When the base field $k$ is non-algebraically closed and $Y$ is a scheme of finite type over $k$ it follows from the HNSS the residue field $\kappa(x)$ at a closed point is a finite extension of the base field $k$. The value $s(x)$ of a global section lives in the residue field $\kappa(x)$ and this field changes with the point. If $k$ is the ring of integers and $x,y$ are two closed points in $Y$ it follows the residue fields $\kappa(x)$ and $\kappa(y)$ may have different characteristic.
If $Y$ is smooth and we define the canonical bundle as follows: $\omega_Y:=\wedge^n \Omega^1_Y$ (see Hartshorne, page 180), and since the rank of the cotangent bundle is $n$, it follows $\omega_Y$ is an invertible sheaf on $Y$. Hence it is locally trivial of rank one, hence you get something similar: There is a map
$$I0,\text{ } \rho_{\omega, x}: \omega_Y \rightarrow \underline{\kappa(x)}$$
Question: "I don't understand how the map is defined and why the isomorphism $ω_Y(y_1)\oplus ω_Y(y_2)\cong k(y_1)\oplus k(y_2)$ holds".
Answer: Since the rank of $\omega_Y$ is one, it follows the fiber $\omega_Y(x)$ is isomorphic to $\kappa(x)$ - the fiber is one-dimensional, hence there is in the case when $Y$ is smooth an isomorphism
$$ \omega_Y(x) \oplus \omega_Y(y) \cong \kappa(x) \oplus \kappa(y).$$
If $\omega^k_Y:=\omega^{\otimes k}_Y$ is the $k$'th tensor product of $\omega_Y$ with itself it follows $\omega^k_Y$ is still an invertible sheaf, and you get a similarly defined isomorphism
$$I1. \text{ } \omega^k_Y(x) \oplus \omega^k_Y(y) \cong \kappa(x)\oplus \kappa(y).$$
Note: The isomorphisms in $I0$ and $I1$ depend on the choice of a local trivialization of $\omega^k_Y$ around the points $x,y$.
Example. If $k:=\mathbb{R}$ is the real numbers and $A:=\mathbb{k}[x]$ is the ring of polynomials with real coefficients you may classify all maximal ideals.
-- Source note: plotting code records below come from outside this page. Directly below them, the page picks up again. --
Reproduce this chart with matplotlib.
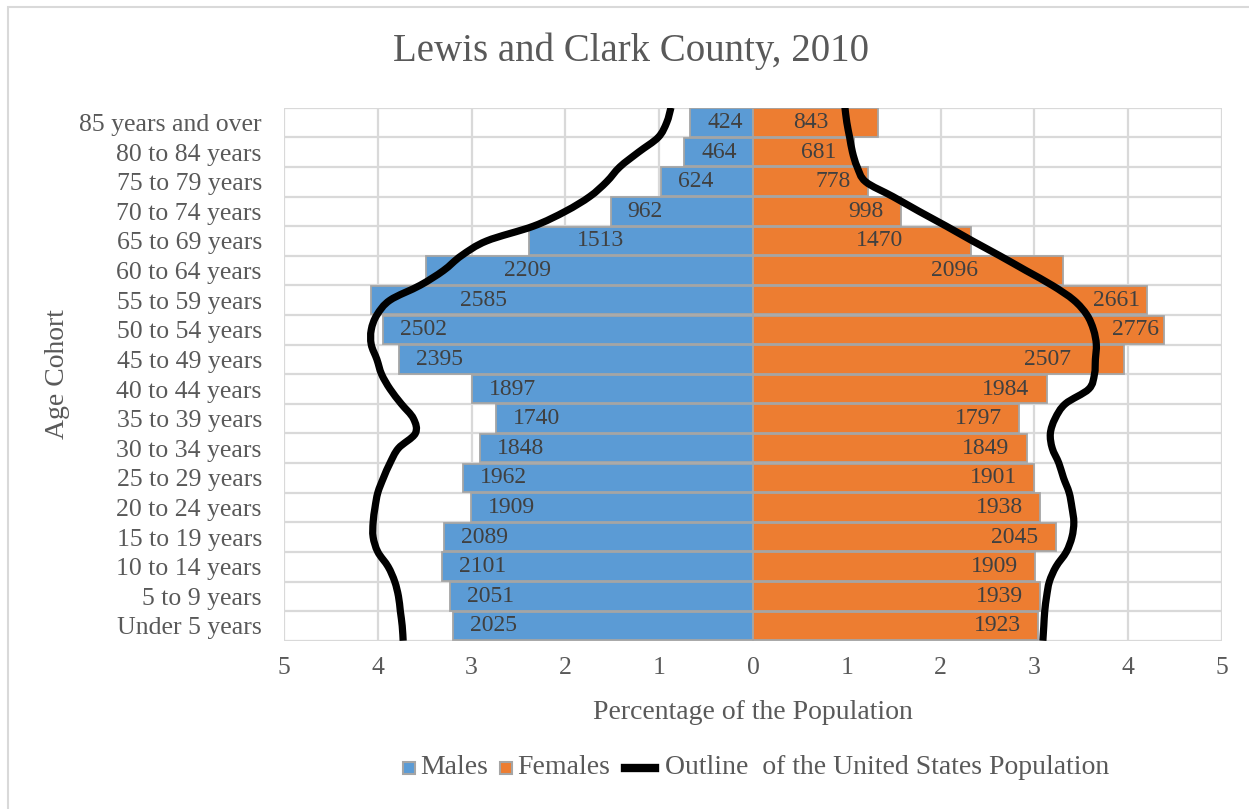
"""Population pyramid: Lewis and Clark County, 2010, with the US outline."""

import numpy as np
import matplotlib

matplotlib.use("Agg")
import matplotlib.pyplot as plt
from matplotlib.lines import Line2D
from matplotlib.patches import PathPatch, Rectangle
from matplotlib.path import Path

# ---- data -------------------------------------------------------------------
AGE_GROUPS = [
    "Under 5 years", "5 to 9 years", "10 to 14 years", "15 to 19 years",
    "20 to 24 years", "25 to 29 years", "30 to 34 years", "35 to 39 years",
    "40 to 44 years", "45 to 49 years", "50 to 54 years", "55 to 59 years",
    "60 to 64 years", "65 to 69 years", "70 to 74 years", "75 to 79 years",
    "80 to 84 years", "85 years and over",
]
MALES = [2025, 2051, 2101, 2089, 1909, 1962, 1848, 1740, 1897,
         2395, 2502, 2585, 2209, 1513, 962, 624, 464, 424]
FEMALES = [1923, 1939, 1909, 2045, 1938, 1901, 1849, 1797, 1984,
           2507, 2776, 2661, 2096, 1470, 998, 778, 681, 843]

# US outline, every half cohort from the top edge down
US_ROWS = np.arange(17.5, -0.6, -0.5)
US_MALE = [0.875, 0.92, 1.01, 1.22, 1.42, 1.56, 1.74, 2.0, 2.34, 2.84,
           3.11, 3.30, 3.55, 3.87, 4.01, 4.07, 4.07, 4.01, 3.96, 3.87,
           3.75, 3.62, 3.60, 3.78, 3.87, 3.94, 4.0, 4.03, 4.05, 4.05,
           4.0, 3.89, 3.82, 3.78, 3.76, 3.74, 3.73]
US_FEMALE = [0.98, 1.0, 1.03, 1.06, 1.11, 1.2, 1.49, 1.77, 2.06, 2.34,
             2.63, 2.91, 3.19, 3.42, 3.56, 3.63, 3.66, 3.65, 3.64, 3.58,
             3.33, 3.22, 3.17, 3.19, 3.26, 3.31, 3.37, 3.40, 3.42, 3.40,
             3.34, 3.23, 3.16, 3.13, 3.11, 3.10, 3.09]

# ---- style ------------------------------------------------------------------
BLUE, ORANGE, EDGE = "#5B9BD5", "#ED7D31", "#A5A5A5"
GRID, INK, LABEL_INK = "#D9D9D9", "#595959", "#404040"
plt.rcParams["font.family"] = "Liberation Serif"

# hand-placed data labels in the original: extra inward shift (px)
NUDGE_M = {1513: 31, 2209: 61, 2585: 72}
NUDGE_F = {843: 32, 1470: 50, 2096: 68, 2507: 36, 2661: -10, 2776: -12}

W, H = 1249, 809


def smooth_path(xs, ys):
    """Catmull-Rom through the points, as cubic Beziers (Excel smoothed line)."""
    p = np.column_stack([xs, ys])
    ext = np.vstack([p[0], p, p[-1]])
    verts, codes = [p[0]], [Path.MOVETO]
    for i in range(1, len(ext) - 2):
        c1 = ext[i] + (ext[i + 1] - ext[i - 1]) / 6
        c2 = ext[i + 1] - (ext[i + 2] - ext[i]) / 6
        verts += [c1, c2, ext[i + 1]]
        codes += [Path.CURVE4] * 3
    return Path(verts, codes)


total = sum(MALES) + sum(FEMALES)
pct_m = np.array(MALES) / total * 100
pct_f = np.array(FEMALES) / total * 100
rows = np.arange(len(AGE_GROUPS))

fig = plt.figure(figsize=(W / 100, H / 100), dpi=100, facecolor="white")
ax = fig.add_axes([0.2274, 0.208, 0.7510, 0.6589])

ax.barh(rows, -pct_m, height=0.96, color=BLUE, edgecolor=EDGE, lw=1.3,
        zorder=2)
ax.barh(rows, pct_f, height=0.96, color=ORANGE, edgecolor=EDGE, lw=1.3,
        zorder=2)
for xs in (-np.array(US_MALE), np.array(US_FEMALE)):
    ax.add_patch(PathPatch(smooth_path(xs, US_ROWS), fill=False,
                           ec="black", lw=5.2, capstyle="butt",
                           joinstyle="round", zorder=4))

px = 72 / 100
for y, v, n in zip(rows, pct_m, MALES):
    ax.annotate(str(n), (-v, y), xytext=((17 + NUDGE_M.get(n, 0)) * px, 0),
                textcoords="offset points", ha="left", va="center",
                fontsize=17, color=LABEL_INK, zorder=5)
for y, v, n in zip(rows, pct_f, FEMALES):
    ax.annotate(str(n), (v, y), xytext=(-(17 + NUDGE_F.get(n, 0)) * px, 0),
                textcoords="offset points", ha="right", va="center",
                fontsize=17, color=LABEL_INK, zorder=5)

ax.set_xlim(-5, 5)
ax.set_ylim(-0.5, 17.5)
ticks = np.arange(-5, 6)
ax.set_xticks(ticks, [str(abs(t)) for t in ticks])
ax.set_yticks(rows, AGE_GROUPS)
ax.set_yticks(np.arange(-0.5, 18, 1), minor=True)
ax.tick_params(axis="both", which="both", length=0, colors=INK)
ax.tick_params(axis="y", labelsize=18.5, pad=16)
ax.tick_params(axis="x", labelsize=18.5, pad=12)
ax.grid(axis="x", which="major", color=GRID, lw=1.6)
ax.grid(axis="y", which="minor", color=GRID, lw=1.6)
ax.set_axisbelow(True)
for s in ax.spines.values():
    s.set_visible(False)

ax.set_xlabel("Percentage of the Population", fontsize=20, color=INK)
ax.xaxis.set_label_coords(0.5, -0.111)
ax.set_ylabel("Age Cohort", fontsize=20, color=INK, va="center")
ax.yaxis.set_label_coords(-0.242, 0.5)

fig.text(0.5056, 0.937, "Lewis and Clark County, 2010", ha="center",
         va="center", fontsize=28, color=INK)

# legend laid out by hand: small squares, one long line key
leg_y = 1 - 768 / H
for x0, color, label in ((403, BLUE, "Males"), (500, ORANGE, "Females")):
    fig.patches.append(Rectangle((x0 / W, leg_y - 6 / H), 12 / W, 12 / H,
                                 fc=color, ec=EDGE, lw=1.5,
                                 transform=fig.transFigure))
    fig.text((x0 + 17) / W, leg_y, label, ha="left", va="center",
             fontsize=20, color=INK)
fig.add_artist(Line2D([625 / W, 655 / W], [leg_y, leg_y], color="black",
                      lw=6, transform=fig.transFigure))
fig.text(665 / W, leg_y, "Outline  of the United States Population",
         ha="left", va="center", fontsize=20, color=INK)

fig.patches.append(Rectangle((8 / W, -0.1), 1.1, 0.1 + 1 - 7 / H, fill=False,
                             ec=GRID, lw=1.5, transform=fig.transFigure))

fig.savefig("out.png", dpi=100, facecolor="white")
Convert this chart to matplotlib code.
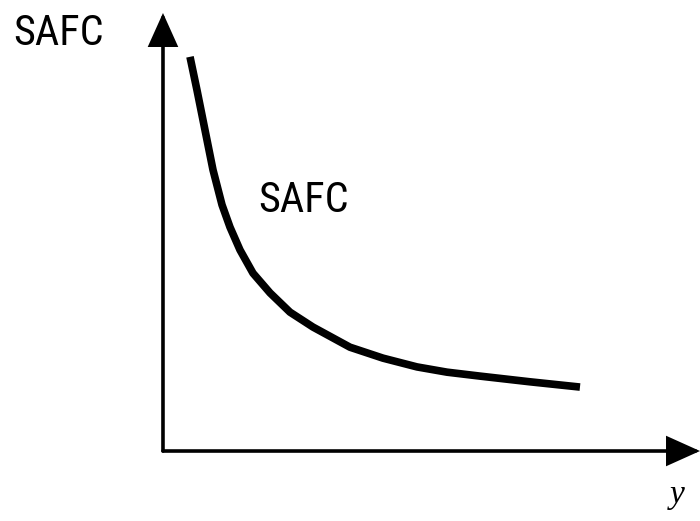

A maximal ideal $\mathfrak{m}$ in $A$ on the following form: If the residue field is the field of real numbers $k$ it follows $\mathfrak{m}_1=(x-r)$ with $r\in k$ a real number. If the residue field is the field $K:=\mathbb{C}$ of complex numbers, it follows $\mathfrak{m}_2$ is on the form $\mathfrak{m}_2=(p_z(x))$ where $z:=a+ib \in K-k$ is a non real complex number and
$$p_z(x):=(x-z)(x-\overline{z})=x^2-2ax+a^2+b^2.$$
In the case $1$ you get an evaluation map
$$\rho_1: A \rightarrow \kappa(\mathfrak{m_1})$$
defined by $\rho_1(f(x)):=f(r)$. In the case $2$ you get an evaluation map
$$\rho_2: A \rightarrow \kappa(\mathfrak{m}_2)$$
and if you want an explicit complex number you must choose an isomorphism $i:\kappa(\mathfrak{m}_2)\cong \mathbb{C}$. Here you have two choices: $i(x):=z$ or $i(x):=\overline{z}$. Once you have made a choice you get $\rho_2(f(x)):=f(i(x))\in \mathbb{C}$. Hence for a point that is not rational over $k$ your "value" and "evaluation map" depends on the choice of an isomorphism $i$. I believe this is written out in detail in Hartshornes book "Algebraic geometry".
When doing algebraic geometry you are seldom interested in the "value" of a function $f(x)$ or a section $s(x)$ in the fiber. What you are studying is where the function (or section) is zero, and this does not depend on the choice of an isomorphism $i$. Hence the fact that you have to choose an isomorphism $i$ above does not create problems.
Some people argue that to introduce non-maximal prime ideals is "less intuitive", but as you can observe above: If you work over a non-algebraically closed field, the elements in the structure sheaf do not give rise to functions in the classical sense.